TASK REQUIREMENTS: From the data that follows, print exactly the lines starting at the one containing "Write the React, TypeScript" and ending at the one containing "28, 29, 30]"; include both of them and nothing more.
=== DATA PROVIDED ===
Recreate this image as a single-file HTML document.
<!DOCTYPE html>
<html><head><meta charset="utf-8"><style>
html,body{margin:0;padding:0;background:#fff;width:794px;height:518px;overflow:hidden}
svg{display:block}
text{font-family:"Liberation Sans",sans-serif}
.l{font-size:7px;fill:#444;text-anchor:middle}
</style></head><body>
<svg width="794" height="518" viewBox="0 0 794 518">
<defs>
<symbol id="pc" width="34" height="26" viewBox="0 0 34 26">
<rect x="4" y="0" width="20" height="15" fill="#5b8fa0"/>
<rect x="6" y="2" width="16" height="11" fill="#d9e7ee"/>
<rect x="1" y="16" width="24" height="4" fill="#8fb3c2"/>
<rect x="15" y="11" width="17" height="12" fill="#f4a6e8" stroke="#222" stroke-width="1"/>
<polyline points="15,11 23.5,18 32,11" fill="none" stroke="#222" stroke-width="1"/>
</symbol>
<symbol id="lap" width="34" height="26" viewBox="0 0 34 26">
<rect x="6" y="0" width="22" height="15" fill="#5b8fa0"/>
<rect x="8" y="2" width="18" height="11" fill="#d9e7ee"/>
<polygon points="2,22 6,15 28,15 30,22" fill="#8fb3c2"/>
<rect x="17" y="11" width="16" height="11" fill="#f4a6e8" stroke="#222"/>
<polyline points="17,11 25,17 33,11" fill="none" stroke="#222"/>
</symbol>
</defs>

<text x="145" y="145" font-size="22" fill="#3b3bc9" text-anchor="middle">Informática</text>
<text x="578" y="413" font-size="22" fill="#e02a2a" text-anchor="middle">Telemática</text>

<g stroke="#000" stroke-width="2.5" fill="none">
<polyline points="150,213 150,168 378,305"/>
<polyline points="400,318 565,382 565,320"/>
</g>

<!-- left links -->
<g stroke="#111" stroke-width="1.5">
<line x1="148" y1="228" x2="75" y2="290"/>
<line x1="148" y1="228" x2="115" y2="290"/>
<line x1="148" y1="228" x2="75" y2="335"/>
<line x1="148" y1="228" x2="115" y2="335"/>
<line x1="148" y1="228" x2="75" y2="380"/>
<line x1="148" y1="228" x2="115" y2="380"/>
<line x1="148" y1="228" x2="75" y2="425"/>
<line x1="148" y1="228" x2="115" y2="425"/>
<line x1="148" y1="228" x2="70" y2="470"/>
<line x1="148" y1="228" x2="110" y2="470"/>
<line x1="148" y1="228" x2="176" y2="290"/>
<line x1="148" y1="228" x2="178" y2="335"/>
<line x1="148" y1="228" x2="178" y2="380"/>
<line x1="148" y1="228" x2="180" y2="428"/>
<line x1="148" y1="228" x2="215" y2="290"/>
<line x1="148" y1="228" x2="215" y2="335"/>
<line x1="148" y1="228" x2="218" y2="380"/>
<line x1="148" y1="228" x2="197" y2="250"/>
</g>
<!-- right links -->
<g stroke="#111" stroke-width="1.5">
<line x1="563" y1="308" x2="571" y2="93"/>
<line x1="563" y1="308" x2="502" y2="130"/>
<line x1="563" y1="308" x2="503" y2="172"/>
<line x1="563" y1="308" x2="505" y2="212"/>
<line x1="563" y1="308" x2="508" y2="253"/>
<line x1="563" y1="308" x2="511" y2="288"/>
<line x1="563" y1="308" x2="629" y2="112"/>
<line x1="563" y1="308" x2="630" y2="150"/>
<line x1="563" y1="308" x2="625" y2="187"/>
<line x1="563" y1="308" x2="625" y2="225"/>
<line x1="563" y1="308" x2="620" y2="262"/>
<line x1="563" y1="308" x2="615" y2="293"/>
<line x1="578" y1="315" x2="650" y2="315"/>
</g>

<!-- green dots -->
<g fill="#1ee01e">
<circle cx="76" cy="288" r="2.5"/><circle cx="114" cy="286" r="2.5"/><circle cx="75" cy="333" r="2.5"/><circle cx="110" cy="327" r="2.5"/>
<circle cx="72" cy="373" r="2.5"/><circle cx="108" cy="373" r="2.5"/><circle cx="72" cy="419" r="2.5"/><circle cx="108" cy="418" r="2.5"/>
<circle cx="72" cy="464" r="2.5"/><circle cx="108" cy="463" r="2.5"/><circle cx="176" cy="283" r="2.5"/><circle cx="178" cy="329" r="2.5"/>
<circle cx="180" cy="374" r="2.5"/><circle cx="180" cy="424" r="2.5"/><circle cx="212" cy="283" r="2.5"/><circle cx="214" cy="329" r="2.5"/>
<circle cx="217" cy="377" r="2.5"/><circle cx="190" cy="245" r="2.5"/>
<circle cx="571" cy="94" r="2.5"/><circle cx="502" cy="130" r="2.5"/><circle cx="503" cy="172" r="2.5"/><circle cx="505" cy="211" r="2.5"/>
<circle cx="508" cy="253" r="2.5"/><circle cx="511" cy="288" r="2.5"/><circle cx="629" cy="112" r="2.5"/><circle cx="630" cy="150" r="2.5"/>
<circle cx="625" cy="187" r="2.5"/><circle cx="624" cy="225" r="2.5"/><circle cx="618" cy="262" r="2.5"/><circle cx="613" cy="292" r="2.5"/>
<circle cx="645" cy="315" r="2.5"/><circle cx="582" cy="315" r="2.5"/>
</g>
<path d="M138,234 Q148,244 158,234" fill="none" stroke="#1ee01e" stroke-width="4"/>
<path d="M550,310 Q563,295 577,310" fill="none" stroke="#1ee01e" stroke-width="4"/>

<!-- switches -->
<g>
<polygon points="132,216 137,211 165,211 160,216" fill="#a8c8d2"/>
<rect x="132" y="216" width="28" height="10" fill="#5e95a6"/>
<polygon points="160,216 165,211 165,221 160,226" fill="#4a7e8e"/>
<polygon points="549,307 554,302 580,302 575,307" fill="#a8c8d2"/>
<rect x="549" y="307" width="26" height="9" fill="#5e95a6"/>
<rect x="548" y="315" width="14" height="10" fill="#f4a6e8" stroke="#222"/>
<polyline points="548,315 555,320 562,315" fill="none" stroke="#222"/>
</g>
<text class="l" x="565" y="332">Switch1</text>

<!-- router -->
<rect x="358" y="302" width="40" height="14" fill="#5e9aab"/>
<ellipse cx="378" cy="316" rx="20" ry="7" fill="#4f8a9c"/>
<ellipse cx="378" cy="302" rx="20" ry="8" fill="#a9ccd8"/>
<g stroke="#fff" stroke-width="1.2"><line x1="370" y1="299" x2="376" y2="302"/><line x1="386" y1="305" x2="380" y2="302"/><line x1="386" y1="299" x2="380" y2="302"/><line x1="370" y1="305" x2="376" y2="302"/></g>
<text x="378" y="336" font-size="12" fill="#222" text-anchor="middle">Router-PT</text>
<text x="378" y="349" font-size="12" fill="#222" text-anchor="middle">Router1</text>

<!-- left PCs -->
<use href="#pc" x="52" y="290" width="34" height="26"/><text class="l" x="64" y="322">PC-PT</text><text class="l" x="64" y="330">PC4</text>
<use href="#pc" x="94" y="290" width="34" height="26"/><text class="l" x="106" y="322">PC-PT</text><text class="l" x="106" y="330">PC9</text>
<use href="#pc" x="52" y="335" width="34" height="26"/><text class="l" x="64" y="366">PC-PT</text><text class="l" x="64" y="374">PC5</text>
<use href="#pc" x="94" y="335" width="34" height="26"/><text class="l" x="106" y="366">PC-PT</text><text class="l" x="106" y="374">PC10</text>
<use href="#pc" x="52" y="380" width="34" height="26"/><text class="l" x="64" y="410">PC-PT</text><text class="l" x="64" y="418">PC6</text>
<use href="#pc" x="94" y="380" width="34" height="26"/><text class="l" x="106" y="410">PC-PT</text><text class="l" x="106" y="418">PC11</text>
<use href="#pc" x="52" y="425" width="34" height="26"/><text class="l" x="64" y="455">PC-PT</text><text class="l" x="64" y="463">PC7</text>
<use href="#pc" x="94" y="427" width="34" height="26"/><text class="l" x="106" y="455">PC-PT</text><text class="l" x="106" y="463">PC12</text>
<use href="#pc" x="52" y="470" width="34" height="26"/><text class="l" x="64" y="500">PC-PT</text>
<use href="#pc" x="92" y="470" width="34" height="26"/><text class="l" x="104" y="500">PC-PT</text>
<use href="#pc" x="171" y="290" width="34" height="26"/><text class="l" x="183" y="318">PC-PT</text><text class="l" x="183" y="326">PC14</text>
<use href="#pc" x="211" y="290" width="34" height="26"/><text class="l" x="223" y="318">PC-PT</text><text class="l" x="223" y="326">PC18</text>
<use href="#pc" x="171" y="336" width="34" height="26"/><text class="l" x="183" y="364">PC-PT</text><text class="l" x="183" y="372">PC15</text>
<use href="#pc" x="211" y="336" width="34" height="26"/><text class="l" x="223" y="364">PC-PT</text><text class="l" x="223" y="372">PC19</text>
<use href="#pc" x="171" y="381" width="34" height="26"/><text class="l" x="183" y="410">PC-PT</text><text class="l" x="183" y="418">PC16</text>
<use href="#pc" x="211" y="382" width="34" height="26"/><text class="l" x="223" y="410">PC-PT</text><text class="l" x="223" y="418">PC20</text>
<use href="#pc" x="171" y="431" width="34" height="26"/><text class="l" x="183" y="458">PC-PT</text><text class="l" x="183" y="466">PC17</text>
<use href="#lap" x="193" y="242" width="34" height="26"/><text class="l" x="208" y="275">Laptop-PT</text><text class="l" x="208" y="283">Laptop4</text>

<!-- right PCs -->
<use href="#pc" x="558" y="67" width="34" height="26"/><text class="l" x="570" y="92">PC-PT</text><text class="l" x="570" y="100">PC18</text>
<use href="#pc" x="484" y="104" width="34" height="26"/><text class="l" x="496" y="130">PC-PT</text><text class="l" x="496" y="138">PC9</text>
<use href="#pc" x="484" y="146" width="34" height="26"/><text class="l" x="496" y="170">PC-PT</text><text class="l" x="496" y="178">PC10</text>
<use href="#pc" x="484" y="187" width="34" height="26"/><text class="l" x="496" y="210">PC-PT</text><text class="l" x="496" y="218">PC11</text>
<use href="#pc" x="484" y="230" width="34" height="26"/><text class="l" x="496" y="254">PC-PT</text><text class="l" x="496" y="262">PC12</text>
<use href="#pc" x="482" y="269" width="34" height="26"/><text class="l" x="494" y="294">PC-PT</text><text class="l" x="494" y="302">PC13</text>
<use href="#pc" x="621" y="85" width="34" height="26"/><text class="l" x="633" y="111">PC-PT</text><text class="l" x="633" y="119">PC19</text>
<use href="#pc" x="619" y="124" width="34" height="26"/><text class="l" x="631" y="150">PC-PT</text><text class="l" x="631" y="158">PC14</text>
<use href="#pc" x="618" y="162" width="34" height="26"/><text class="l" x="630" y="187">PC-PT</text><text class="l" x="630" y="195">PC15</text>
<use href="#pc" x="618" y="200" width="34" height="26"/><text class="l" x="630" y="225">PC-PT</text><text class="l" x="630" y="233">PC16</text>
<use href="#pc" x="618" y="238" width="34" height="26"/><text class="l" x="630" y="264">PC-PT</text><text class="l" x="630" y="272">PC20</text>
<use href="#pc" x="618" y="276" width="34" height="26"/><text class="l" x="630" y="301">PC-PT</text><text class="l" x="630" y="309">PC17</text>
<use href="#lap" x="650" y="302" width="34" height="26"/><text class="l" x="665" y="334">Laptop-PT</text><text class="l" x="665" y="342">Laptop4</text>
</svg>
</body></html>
===
=== DATA PROVIDED ===
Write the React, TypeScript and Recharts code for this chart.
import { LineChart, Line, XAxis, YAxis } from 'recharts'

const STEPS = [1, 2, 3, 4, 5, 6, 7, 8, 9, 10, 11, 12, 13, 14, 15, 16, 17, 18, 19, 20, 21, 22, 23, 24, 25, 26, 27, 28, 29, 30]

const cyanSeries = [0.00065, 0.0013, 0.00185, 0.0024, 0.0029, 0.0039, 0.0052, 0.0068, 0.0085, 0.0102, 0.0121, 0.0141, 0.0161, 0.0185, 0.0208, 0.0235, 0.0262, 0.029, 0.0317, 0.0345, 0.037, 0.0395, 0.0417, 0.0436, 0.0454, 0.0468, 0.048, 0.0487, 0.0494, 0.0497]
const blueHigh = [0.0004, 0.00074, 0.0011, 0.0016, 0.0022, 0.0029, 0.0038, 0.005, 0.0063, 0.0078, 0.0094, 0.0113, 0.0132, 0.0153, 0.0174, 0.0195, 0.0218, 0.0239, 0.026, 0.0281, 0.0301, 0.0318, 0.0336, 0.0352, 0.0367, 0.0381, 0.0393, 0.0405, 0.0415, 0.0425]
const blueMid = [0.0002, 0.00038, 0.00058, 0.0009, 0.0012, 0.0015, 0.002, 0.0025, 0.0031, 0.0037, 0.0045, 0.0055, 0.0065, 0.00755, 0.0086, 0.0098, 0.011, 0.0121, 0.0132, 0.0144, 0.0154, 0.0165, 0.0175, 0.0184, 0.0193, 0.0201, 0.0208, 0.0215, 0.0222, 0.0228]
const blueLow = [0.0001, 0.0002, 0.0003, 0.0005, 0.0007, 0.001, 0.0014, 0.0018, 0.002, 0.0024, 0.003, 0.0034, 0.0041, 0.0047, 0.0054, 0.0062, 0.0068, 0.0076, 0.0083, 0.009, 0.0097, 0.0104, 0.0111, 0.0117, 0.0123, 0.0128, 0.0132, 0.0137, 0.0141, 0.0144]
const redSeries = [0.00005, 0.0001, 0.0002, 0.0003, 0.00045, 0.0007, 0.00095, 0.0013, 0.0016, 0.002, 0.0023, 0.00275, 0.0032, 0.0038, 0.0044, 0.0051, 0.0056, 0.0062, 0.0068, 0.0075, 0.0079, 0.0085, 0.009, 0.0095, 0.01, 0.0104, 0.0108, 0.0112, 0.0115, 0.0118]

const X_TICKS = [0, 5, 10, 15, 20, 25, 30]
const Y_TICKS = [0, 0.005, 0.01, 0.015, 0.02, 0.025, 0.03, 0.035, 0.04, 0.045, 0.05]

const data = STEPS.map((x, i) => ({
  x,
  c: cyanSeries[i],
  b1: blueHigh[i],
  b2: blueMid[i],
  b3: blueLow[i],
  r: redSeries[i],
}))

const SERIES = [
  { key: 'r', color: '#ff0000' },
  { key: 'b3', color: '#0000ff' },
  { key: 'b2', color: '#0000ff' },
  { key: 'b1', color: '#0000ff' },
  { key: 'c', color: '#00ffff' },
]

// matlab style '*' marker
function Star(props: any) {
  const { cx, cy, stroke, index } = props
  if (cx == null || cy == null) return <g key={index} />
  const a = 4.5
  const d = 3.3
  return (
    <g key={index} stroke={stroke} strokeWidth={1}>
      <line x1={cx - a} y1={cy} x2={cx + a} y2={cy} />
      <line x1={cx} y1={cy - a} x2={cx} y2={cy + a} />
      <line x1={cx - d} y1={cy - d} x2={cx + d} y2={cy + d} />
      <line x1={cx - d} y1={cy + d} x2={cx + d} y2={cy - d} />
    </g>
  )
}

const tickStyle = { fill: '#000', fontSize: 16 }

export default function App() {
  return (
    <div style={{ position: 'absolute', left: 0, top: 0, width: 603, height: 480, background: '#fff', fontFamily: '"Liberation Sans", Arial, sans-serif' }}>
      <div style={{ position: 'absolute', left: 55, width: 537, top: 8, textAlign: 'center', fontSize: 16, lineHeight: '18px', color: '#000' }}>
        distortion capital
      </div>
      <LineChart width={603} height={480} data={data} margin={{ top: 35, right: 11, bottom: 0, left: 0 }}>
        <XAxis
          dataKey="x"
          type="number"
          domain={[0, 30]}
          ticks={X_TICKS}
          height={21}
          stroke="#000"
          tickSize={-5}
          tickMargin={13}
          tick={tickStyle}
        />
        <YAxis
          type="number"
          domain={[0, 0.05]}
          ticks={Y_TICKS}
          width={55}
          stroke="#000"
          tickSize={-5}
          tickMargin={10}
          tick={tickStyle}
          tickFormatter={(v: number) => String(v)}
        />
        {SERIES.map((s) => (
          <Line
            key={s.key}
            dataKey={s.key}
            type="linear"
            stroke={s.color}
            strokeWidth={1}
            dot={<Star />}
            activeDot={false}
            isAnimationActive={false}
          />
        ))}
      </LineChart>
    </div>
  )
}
===
=== DATA PROVIDED ===
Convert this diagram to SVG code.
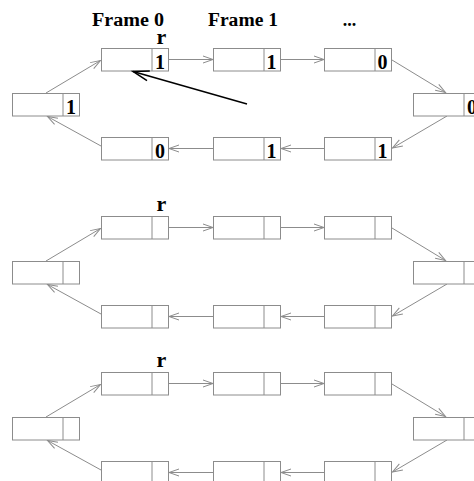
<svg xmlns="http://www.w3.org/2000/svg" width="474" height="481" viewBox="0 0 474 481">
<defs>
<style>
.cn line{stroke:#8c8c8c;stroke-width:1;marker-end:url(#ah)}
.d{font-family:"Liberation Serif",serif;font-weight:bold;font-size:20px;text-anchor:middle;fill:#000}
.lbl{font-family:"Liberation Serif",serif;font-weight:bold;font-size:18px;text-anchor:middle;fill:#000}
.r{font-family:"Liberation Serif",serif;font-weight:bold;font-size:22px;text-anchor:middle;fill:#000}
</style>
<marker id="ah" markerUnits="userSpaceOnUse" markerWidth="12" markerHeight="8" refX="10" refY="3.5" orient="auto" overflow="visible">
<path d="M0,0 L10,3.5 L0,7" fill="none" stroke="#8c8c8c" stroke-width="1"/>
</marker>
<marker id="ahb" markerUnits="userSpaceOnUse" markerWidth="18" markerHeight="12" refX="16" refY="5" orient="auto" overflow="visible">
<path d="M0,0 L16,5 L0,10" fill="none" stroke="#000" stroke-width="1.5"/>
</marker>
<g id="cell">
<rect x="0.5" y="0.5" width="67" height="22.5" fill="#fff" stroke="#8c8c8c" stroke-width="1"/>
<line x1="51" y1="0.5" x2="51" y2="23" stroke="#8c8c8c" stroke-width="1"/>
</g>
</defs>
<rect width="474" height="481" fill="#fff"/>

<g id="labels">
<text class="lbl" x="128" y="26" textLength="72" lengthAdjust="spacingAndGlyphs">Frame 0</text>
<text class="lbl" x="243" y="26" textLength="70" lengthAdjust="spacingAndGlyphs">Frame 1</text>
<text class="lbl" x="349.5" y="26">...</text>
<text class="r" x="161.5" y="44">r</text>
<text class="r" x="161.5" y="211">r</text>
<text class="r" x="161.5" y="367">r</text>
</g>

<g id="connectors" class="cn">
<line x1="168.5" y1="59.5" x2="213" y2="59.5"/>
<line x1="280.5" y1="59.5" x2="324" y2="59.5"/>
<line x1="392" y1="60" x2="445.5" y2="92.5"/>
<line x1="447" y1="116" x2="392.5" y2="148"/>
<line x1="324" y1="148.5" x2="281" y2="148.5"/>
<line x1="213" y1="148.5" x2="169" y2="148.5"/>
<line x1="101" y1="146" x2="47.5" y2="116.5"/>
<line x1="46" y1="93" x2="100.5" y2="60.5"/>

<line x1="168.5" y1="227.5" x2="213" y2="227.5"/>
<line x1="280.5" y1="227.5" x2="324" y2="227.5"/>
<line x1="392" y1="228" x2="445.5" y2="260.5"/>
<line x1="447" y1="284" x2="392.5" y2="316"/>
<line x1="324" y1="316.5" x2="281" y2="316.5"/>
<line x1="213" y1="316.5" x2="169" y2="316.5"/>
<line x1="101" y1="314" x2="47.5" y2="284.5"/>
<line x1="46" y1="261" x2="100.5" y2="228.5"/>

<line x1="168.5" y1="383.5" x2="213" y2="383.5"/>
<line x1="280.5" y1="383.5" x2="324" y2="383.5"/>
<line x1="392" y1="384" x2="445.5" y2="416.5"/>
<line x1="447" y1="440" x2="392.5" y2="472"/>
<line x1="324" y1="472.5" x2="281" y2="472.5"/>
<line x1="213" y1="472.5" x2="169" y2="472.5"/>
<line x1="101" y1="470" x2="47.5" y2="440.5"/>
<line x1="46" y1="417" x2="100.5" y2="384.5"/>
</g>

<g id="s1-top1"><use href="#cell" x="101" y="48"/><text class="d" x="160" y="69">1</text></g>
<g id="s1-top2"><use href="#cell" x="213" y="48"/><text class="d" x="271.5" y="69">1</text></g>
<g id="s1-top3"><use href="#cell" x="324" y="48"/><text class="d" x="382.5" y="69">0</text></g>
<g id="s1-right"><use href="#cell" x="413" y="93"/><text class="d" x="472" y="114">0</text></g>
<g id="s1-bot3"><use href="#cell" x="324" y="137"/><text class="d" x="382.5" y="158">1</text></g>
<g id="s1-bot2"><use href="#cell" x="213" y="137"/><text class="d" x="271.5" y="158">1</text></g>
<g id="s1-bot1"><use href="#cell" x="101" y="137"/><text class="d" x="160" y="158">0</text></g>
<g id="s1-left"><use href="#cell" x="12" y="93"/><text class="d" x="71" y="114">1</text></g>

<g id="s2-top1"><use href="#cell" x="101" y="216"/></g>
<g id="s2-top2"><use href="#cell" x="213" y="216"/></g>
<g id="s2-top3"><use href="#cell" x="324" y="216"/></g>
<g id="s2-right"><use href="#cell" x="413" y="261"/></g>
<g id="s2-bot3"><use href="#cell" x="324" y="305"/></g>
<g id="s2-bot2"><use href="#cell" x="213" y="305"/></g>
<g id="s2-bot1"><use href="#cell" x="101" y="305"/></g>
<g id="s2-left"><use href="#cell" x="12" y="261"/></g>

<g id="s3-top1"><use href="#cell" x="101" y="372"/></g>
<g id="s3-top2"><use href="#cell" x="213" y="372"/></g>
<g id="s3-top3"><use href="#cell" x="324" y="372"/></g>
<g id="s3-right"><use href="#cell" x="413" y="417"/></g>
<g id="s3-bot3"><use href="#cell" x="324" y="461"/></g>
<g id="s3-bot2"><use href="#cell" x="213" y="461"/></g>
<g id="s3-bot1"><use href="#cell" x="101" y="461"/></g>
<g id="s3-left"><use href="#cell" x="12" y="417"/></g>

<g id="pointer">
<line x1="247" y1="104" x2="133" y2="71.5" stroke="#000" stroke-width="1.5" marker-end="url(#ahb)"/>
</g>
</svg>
===
WRITTEN ANSWER:
Write the React, TypeScript and Recharts code for this chart.
import { LineChart, Line, XAxis, YAxis } from 'recharts'

const STEPS = [1, 2, 3, 4, 5, 6, 7, 8, 9, 10, 11, 12, 13, 14, 15, 16, 17, 18, 19, 20, 21, 22, 23, 24, 25, 26, 27, 28, 29, 30]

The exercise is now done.